Giuliani, whose “Sunshine State” strategy backfired, did not even make it to Super (Duper) Tuesday. Former Tennessee senator Fred Thompson, regarded by many as the GOP’s best choice - right up until he entered the race, that is – is but a memory. Even Mitt Romney, despite some successes in early primaries and caucuses, has “suspended” his campaign.

Thus, the Republican contest is down to John McCain, given up for dead as recently as a month ago, and Mike Huckabee, a candidate previously unknown on the national stage and with hardly any money (and, of course, Ron Paul, who has not a snowball’s chance in Hades – which is not to say that his candidacy is without value – but he is irrelevant to the nomination process).

By my calculation, even after his Super (Duper) Tuesday successes, John McCain’s 724 delegates amount to only about 60% of the 1191 needed to win the Republican presidential nomination. Romney’s 281 delegates place him second.
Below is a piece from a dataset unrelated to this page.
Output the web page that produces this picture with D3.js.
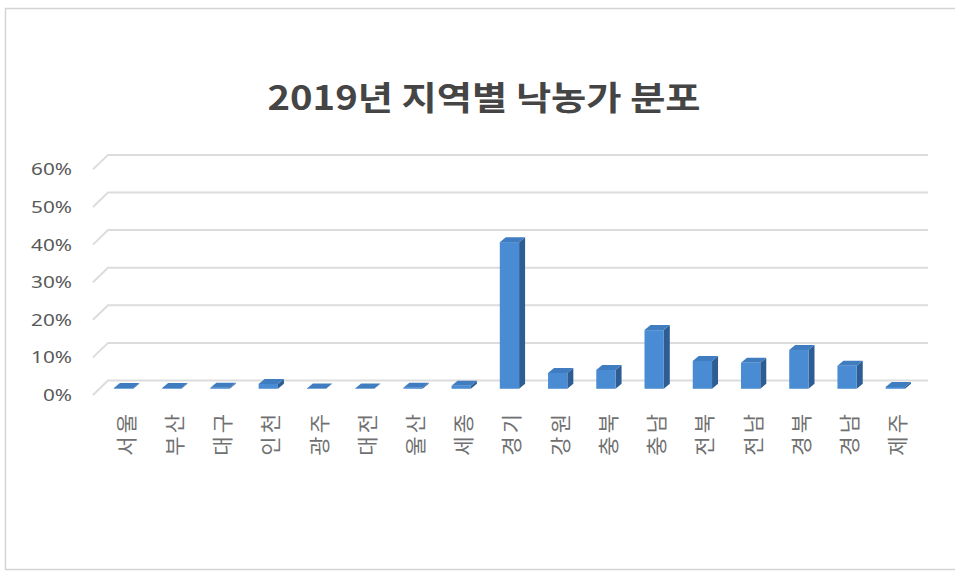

Huckabee occupies third place with 196 delegates.

McCain’s situation, and perhaps that of Huckabee, could improve dramatically within the next week, though, as the pachyderms hold three caucuses and three primaries with a total of 245 delegates at stake.

Saturday, 09 February:
Kansas (closed caucuses, 39 delegates)
Louisiana (closed caucuses, 47 delegates)
Washington (open caucuses, 40 delegates)

Tuesday,12 February:
District of Columbia (closed primary, 19 delegates, winner-takes-all)
Maryland (closed primary, 37 delegates)
Virginia (open primary, 63 delegates, winner-takes-all)

The fat lady has yet to sing and she will not do so for a while, but she is warming up.